The longevity of their businesses is a strong statement. It says they have provided housing that consumers trust — housing that consumers voluntarily purchase because they believe it is a fair trade. In the same vein, Beruff and Lieberman know that if they don’t provide that fair exchange, they will fail. This is capitalism: Both sides win.
Beruff and Lieberman also know Long Bar Pointe is a unique, gem of a property. If you talk to them, you will sense they have violated one of the cardinal rules of real estate: They’ve fallen in love with the property.
As such, Beruff says, Long Bar Pointe should be developed in a way that is worthy of the site — not, as he says, with a “routine subdivision.”
Talk to Beruff, and he will tell you Long Bar Pointe is one of the last opportunities to create a stunning environmental and economic legacy for West Manatee County.
Don’t demonize the developers.
Look at Longboat Key
As this edition heads off to the presses, the conventional wisdom of Manatee County Commission watchers was that they would reject at least one, if not both, of the comprehensive-plan amendments Beruff and Lieberman are seeking. Too many commissioners fear the consequences for their own futures if they vote “yes.”
But if the commissioners end Tuesday voting “no,” it will be a Pyrrhic Victory for the opponents. Long Bar Pointe still will be developed. But the county commissioners will have used the law as an excuse to squander a once-in-their-lifetime opportunity to enhance far into the future the economic welfare and prosperity of their constituents.

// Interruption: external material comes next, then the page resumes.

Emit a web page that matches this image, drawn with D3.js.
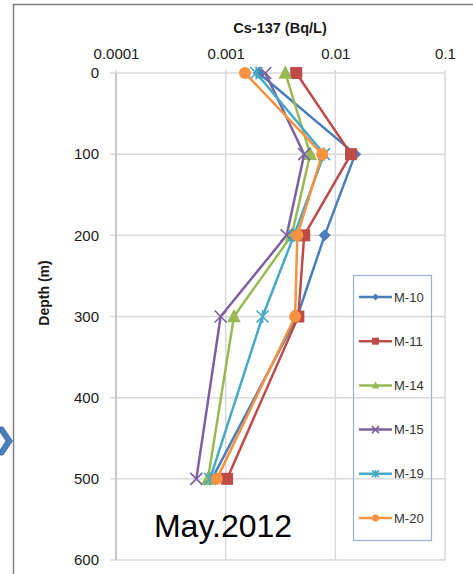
<!DOCTYPE html>
<html><head><meta charset="utf-8">
<script src="https://cdn.jsdelivr.net/npm/d3@7"></script>
<style>body{margin:0;background:#fff}svg{display:block}</style>
</head><body>
<script>
const depths = [0, 100, 200, 300, 500];
const seriesNames = ["M-10", "M-11", "M-14", "M-15", "M-19", "M-20"];
const m10 = [0.0020, 0.0152, 0.0080, 0.0045, 0.00075];
const m11 = [0.0044, 0.0139, 0.0052, 0.0046, 0.00103];
const m14 = [0.0035, 0.0059, 0.0040, 0.00119, 0.00069];
const m15 = [0.0023, 0.0052, 0.0036, 0.00090, 0.00054];
const m19 = [0.0019, 0.0079, 0.0042, 0.00217, 0.00072];
const m20 = [0.0015, 0.0076, 0.0045, 0.00430, 0.00083];
const xTicks = [0.0001, 0.001, 0.01, 0.1];
const xTickLabels = ["0.0001", "0.001", "0.01", "0.1"];
const yTicks = [0, 100, 200, 300, 400, 500, 600];
const colors = ["#4A7EBB", "#BE4B48", "#98B954", "#7D60A0", "#46AAC5", "#F69240"];
const markers = ["diamond", "square", "triangle", "x", "star", "circle"];
const allValues = [m10, m11, m14, m15, m19, m20];

const W = 473, H = 574;
const svg = d3.select("body").append("svg").attr("width", W).attr("height", H);
const font = "'Liberation Sans', Arial, sans-serif";

const x = d3.scaleLog().domain([0.0001, 0.1]).range([116, 445]);
const y = d3.scaleLinear().domain([0, 600]).range([73, 560]);

// outer frame (top & left)
svg.append("line").attr("x1", 13.5).attr("x2", 13.5).attr("y1", 4).attr("y2", H).attr("stroke", "#7f7f7f").attr("stroke-width", 1.5);
svg.append("line").attr("x1", 13).attr("x2", W).attr("y1", 4.5).attr("y2", 4.5).attr("stroke", "#7f7f7f").attr("stroke-width", 1.5);

// blue chevron
svg.append("path").attr("d", "M0,427 L3,427 L12.5,441 L3,455 L0,455 L0,450 L6,441 L0,432 Z")
  .attr("fill", "#4A7EBB").attr("stroke", "#3A6AA5").attr("stroke-width", 0.8);

// gridlines
const g = svg.append("g");
g.selectAll(".vg").data(xTicks).enter().append("line")
  .attr("x1", d => x(d)).attr("x2", d => x(d)).attr("y1", y(0) - 3).attr("y2", y(600))
  .attr("stroke", "#d9d9d9").attr("stroke-width", 1.5);
g.selectAll(".hg").data(yTicks).enter().append("line")
  .attr("x1", x(0.0001) - 6).attr("x2", x(0.1)).attr("y1", d => y(d)).attr("y2", d => y(d))
  .attr("stroke", "#d9d9d9").attr("stroke-width", 1.5);
// y axis line
g.append("line").attr("x1", x(0.0001)).attr("x2", x(0.0001)).attr("y1", y(0)).attr("y2", y(600))
  .attr("stroke", "#bfbfbf").attr("stroke-width", 1.5);

// axes with d3
const xAxis = d3.axisTop(x).tickValues(xTicks).tickFormat((d, i) => xTickLabels[i]).tickSize(0).tickPadding(14);
const xa = svg.append("g").attr("transform", `translate(0,${y(0)})`).call(xAxis);
xa.select(".domain").remove();
xa.selectAll("text").attr("font-family", font).attr("font-size", 15).attr("fill", "#1a1a1a");

const yAxis = d3.axisLeft(y).tickValues(yTicks).tickFormat(d3.format("d")).tickSize(0).tickPadding(17);
const ya = svg.append("g").attr("transform", `translate(${x(0.0001)},0)`).call(yAxis);
ya.select(".domain").remove();
ya.selectAll("text").attr("font-family", font).attr("font-size", 15).attr("fill", "#1a1a1a");

// titles
svg.append("text").attr("x", 280).attr("y", 33).attr("text-anchor", "middle")
  .attr("font-family", font).attr("font-weight", "bold").attr("font-size", 14.5).attr("fill", "#1a1a1a")
  .text("Cs-137 (Bq/L)");
svg.append("text").attr("transform", "translate(49,293) rotate(-90)").attr("text-anchor", "middle")
  .attr("font-family", font).attr("font-weight", "bold").attr("font-size", 14).attr("fill", "#1a1a1a")
  .text("Depth (m)");

// marker drawing
function drawMarker(sel, type, color, s) {
  if (type === "diamond") {
    sel.append("path").attr("d", `M0,${-s}L${s},0L0,${s}L${-s},0Z`).attr("fill", color);
  } else if (type === "square") {
    sel.append("rect").attr("x", -s).attr("y", -s).attr("width", 2 * s).attr("height", 2 * s).attr("fill", color);
  } else if (type === "triangle") {
    sel.append("path").attr("d", `M0,${-s * 1.2}L${s * 1.05},${s * 0.9}L${-s * 1.05},${s * 0.9}Z`).attr("fill", color);
  } else if (type === "x") {
    sel.append("path").attr("d", `M${-s},${-s}L${s},${s}M${-s},${s}L${s},${-s}`).attr("stroke", color).attr("stroke-width", 1.6).attr("fill", "none");
  } else if (type === "star") {
    sel.append("path").attr("d", `M${-s},${-s}L${s},${s}M${-s},${s}L${s},${-s}M0,${-s * 1.1}L0,${s * 1.1}`).attr("stroke", color).attr("stroke-width", 1.6).attr("fill", "none");
  } else if (type === "circle") {
    sel.append("circle").attr("r", s).attr("fill", color);
  }
}

const line = d3.line().x(d => x(d.v)).y(d => y(d.depth));
const markerSize = [6, 6, 6.5, 6, 6, 6];

seriesNames.forEach((name, i) => {
  const pts = depths.map((dep, j) => ({ depth: dep, v: allValues[i][j] }));
  const sg = svg.append("g");
  sg.append("path").datum(pts).attr("d", line).attr("fill", "none")
    .attr("stroke", colors[i]).attr("stroke-width", 2.5).attr("stroke-linejoin", "round");
  sg.selectAll(".m").data(pts).enter().append("g")
    .attr("transform", d => `translate(${x(d.v)},${y(d.depth)})`)
    .each(function () { drawMarker(d3.select(this), markers[i], colors[i], markerSize[i]); });
});

// legend
const lg = svg.append("g");
lg.append("rect").attr("x", 353.5).attr("y", 275.5).attr("width", 78).attr("height", 265)
  .attr("fill", "none").attr("stroke", "#95B3D7").attr("stroke-width", 1.2);
seriesNames.forEach((name, i) => {
  const yy = 297 + i * 44.2;
  const e = lg.append("g").attr("transform", `translate(0,${yy})`);
  e.append("line").attr("x1", 359).attr("x2", 392).attr("y1", 0).attr("y2", 0)
    .attr("stroke", colors[i]).attr("stroke-width", 2.5);
  const mk = e.append("g").attr("transform", "translate(375.5,0)");
  drawMarker(mk, markers[i], colors[i], 3.5);
  e.append("text").attr("x", 394).attr("y", 0).attr("dy", "0.35em")
    .attr("font-family", font).attr("font-size", 13).attr("fill", "#333").text(name);
});

// annotation
svg.append("text").attr("x", 223).attr("y", 537).attr("text-anchor", "middle")
  .attr("font-family", font).attr("font-size", 32).attr("fill", "#000").text("May.2012");
</script>
</body></html>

Have vision. The opportunity to leverage Long Bar Pointe into greater wealth for the community is palpable. IMG Academies nearby is on a mission to create the No. 1 sports training facilities in the world. Long Bar Pointe can be crucial to those efforts. Think of what it would do economically for Manatee County.
If commissioners could have put aside all of the emotions of the Long Bar opponents and just looked across Long Bar Pointe to Longboat Key, they could see what Long Bar Pointe could mean. Look at all the good the Longboat Key Club and Resort has contributed to the general welfare and prosperity of Longboat Key, Sarasota and beyond. It’s priceless.